April 17th, 2007
Hello blog world. I’m featuring a comment I got yesterday as a vehicle to addressing something that bugs the shit out of me. You know you love it when I gripe!
My friend Bronn says, in reference to my meat eating experience yesterday:
Nope, not going to give up a nice juicy steak, roast beef or turkey dinner, or anything chicken. Now, don’t get me wrong, I don’t mind a vegetarian stirfry and I’ve even had a very good vegetarian lasagne. Heck, I’ve even had a couple of mushroom burgers in my time, and they weren’t bad. But I won’t limit my food choices.
I’m apparently morally ambivilent about eating meat. Its called top of the food chain for a reason.
Do you eat fish as part of your vegetarianism or are you totally meat-free? Just curious.
To which I reply:
You’re not morally ambivalent! You face no moral issues with meat eating at all, based on this comment! Not minding vegetables has nothing to do with minding meat.
And no, I do not eat fish. In an perfect world you would be able to tell this by the fact that I call myself a vegetarian, but that is sadly not the case. This is one of the things that always bugs me about the vegetarian label – I have met vegetarians who eat chicken. Hello? Since when is a chicken a vegetable? Chicken eaters are NOT vegetarians. At least not in my book. I feel the same about fish, which, let’s face it, is also not a vegetable. Fish flesh is fish meat and that means if you eat fish you eat meat. But there are loads of vegetarians who eat fish so I’m hugely outnumbered on this one. I guess fish aren’t cute and furry like mammals so somehow that puts them in the non-meat category…?
But you know, many people feel that since fish live wild (though many we eat don’t, but that’s another story), and since they don’t really have advanced brains like mammals, it’s no big deal to destroy the ocean to let them die gasping on a ship deck for our eating pleasure. I find this morally objectionable (and intellectually puzzling – just because you think its suffering doesn’t matter, does that make the fish a vegetable?) but of course each of us is free to make our own choices.
The point is, if you eat fish, you shouldn’t call yourself a vegetarian. You shoud call yourself someone who eats meat, but only fish meat. Maybe that would be a fishevegetarian. Or something. I don’t know. But if you fish people stopped calling yourselves vegetarians I could stop being irritated by waitpersons at restaurants who, when I ask if they have any vegetarian items they could recommend, say: “Ooh, try the grilled halibut!”
A FISH IS NOT A VEGETABLE!

I concur… I tend to call the fish eating vegitarians… BAD VEGITARIANS.
I also do not think that people should questions a person’s eating choices… moraly or religously based (ok… I question the “won’t eat cute animals” as a logic for avoiding certain foods, but whatever). I think its grand that you have taken a moral stand against meat.

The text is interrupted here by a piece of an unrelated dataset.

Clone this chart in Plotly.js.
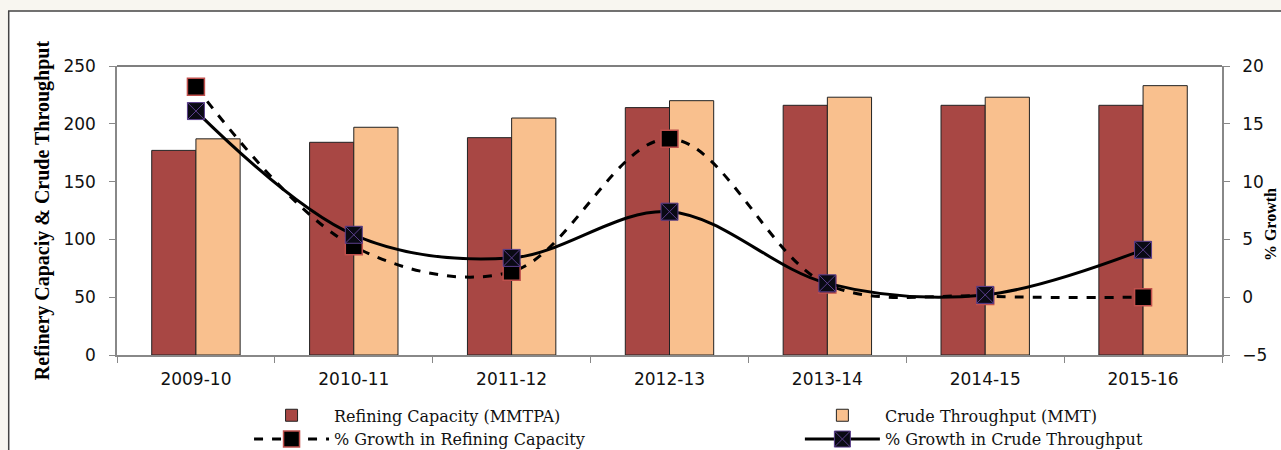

Yes. At this time, mutual respect of differing eating habits is a sign of respect, and lord knows we can use more of that. I make my stance clear but I also hope I have made it clear that I am not trying to convert anyone, but rather to explore my own experiences and thoughts related to vegetarianism.
I don’t think of my stand as grand. But it would be nice to think my example helped someone else change their eating, even if it meant going veg for one night a week, say. Even that little bit on a large enough scale matters. Hell, it all matters.
There may come a time when for environmental reasons we are forced to question everyone’s eating habits, but that’s a topic for another day.
In my defense, as you say, there are a lot of vegetarians that eat fish or chicken, and aren’t true vegetarians, hence the reason I asked. If I hadn’t had tuna yesterday, I probably wouldn’t have even thought of it.
Also, you’ve never come across as trying to convert, which is nice, since people trying to do that to other people (usually based on religion) bugs me.
Finally, while I’m certainly nowhere close to vegetarianism, nor do I ever intend to be, barring doctor’s orders, my diet has seen the amount of vegetables in it grow greatly. Sadly, I’m probably too picky an eater to go too much farther, but you never know. If you had suggested that this would be the case even two years ago, I would’ve laughed at you.
Yes, I don’t see the point in trying to convert others. Well, of course there is a point – less killing! Less environmental harm! But really, all I would end up doing is pissing people off. So… meh. I don’t bother. Anyway people are often intensely, intensely defensive of their “right” to eat meat, and I have found that most aren’t even open to conversation about it. One day I hope to be paid to deal with people’s defensiveness, and until then I’m just going to stay away from it.
Pescetarianism would be the term for the fish and vegetable ideal.
But are you also against animal testing? Giving some poor heartless baby a Baboon heart? Lab experiments on mice?
Do we have philosophical consistency in our moral stance on a steakless life?